Ho sentito grandissimo piacere ch’Ella abbia risposto al signor ambasciatore Barbarigo, del quale non ho scritto a V.S. con alcuna iperbole, ma più tosto molto di sotto di quello che in verità è;1 e non saprei trovar in questa nobilità persona che l’avanzasse in bontà e prudenza; e son sicuro che riuscirà tale a V.S. così trattando con commercio di lettere, come personalmente: perchè Ella averà ben occasione di vederlo anco di presenza; poichè, finita l’ambascería nella quale serve adesso, sarà destinato in Francia o in Inghilterra, o forse sarà il primo che anderà in Olanda.
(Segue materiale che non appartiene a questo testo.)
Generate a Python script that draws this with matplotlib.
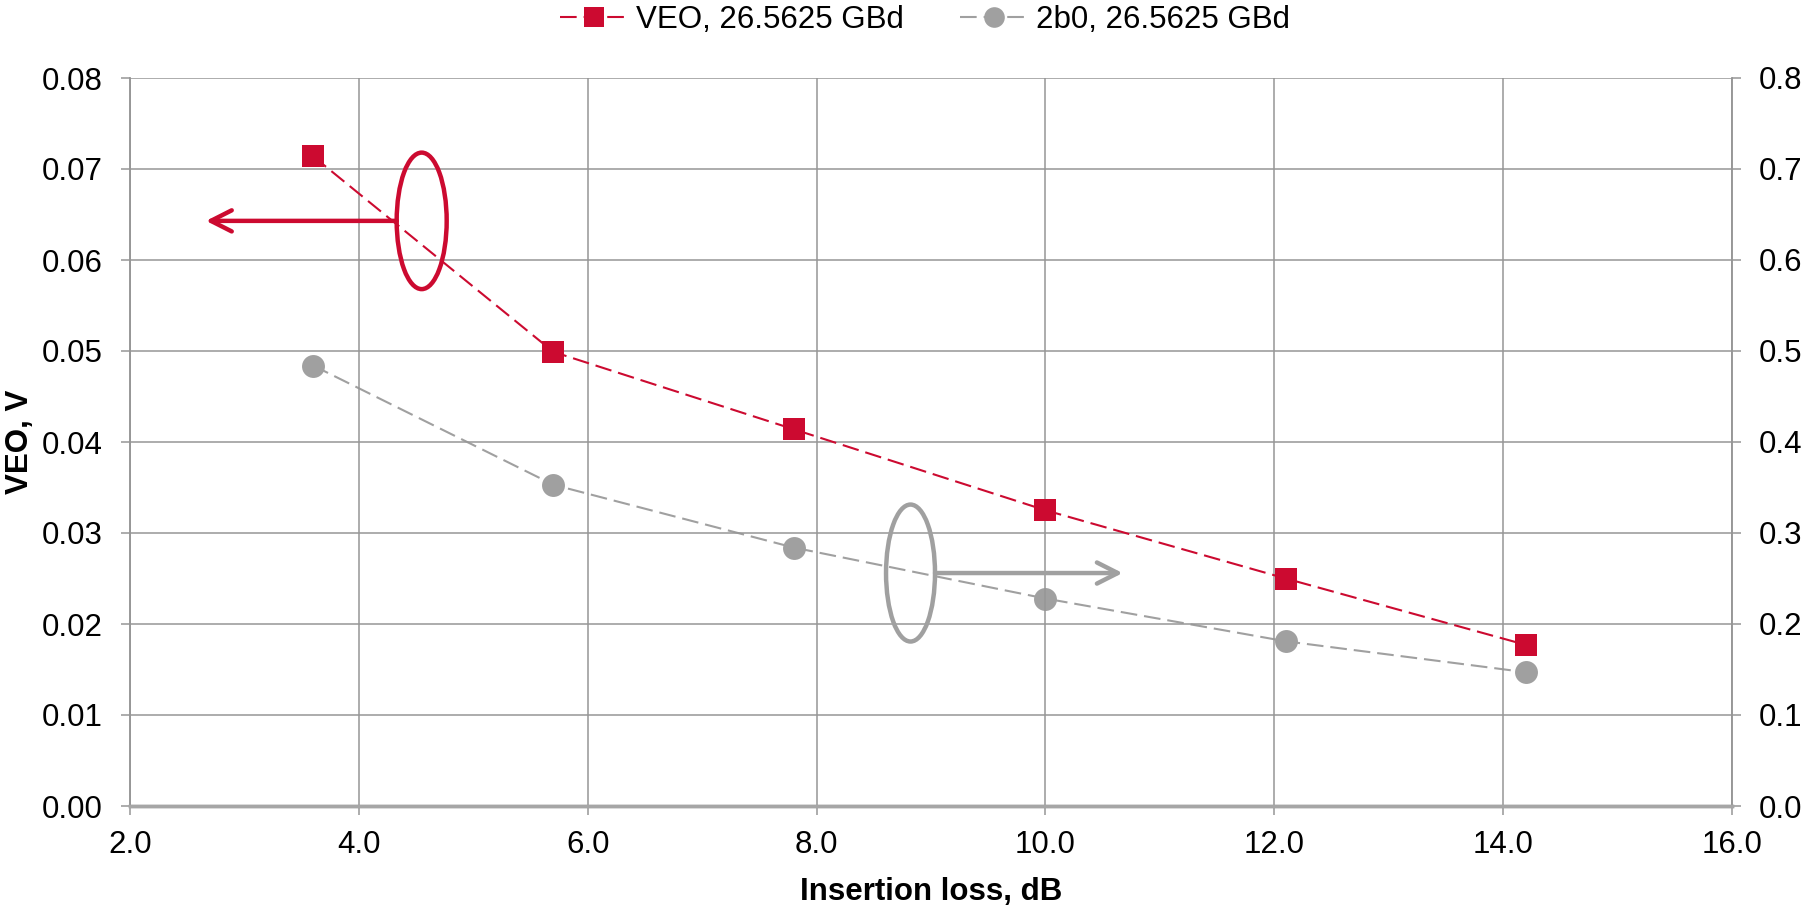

Li avvisi che V.S. li darà, e maggiormente le instruzioni e considerazioni sopra quel che passa, sarà utile non tanto a lui, quanto al pubblico; e in particolare, sarà molto a proposito ch’egli sappia tutte le insolenze che usano i Gesuiti costì.

È fondatissimo il discorso di V.S., che il papa e Roma non pensano altro che vendicarsi contro la Repubblica, ma sentono bene ancora essi le difficoltà insuperabili che li conviene scontare; perchè, quando pensino farlo senz’armi, riusciranno ridicoli come altre volte; ma quando con quelle, sono certi che non si può fare senza empir l’Italia di confessionisti e reformati, ch’è loro estrema destruzione. Nè creda V.S. che il papa si fatichi maggiormente di comporre le difficoltà, di quanto Spagna vuole e li comanda: ma se in Italia sarà guerra o no, io son così incerto, che non pendo più in una parte che nell’altra.


  1. Vedi la Lettera CXLVII, pag. 98.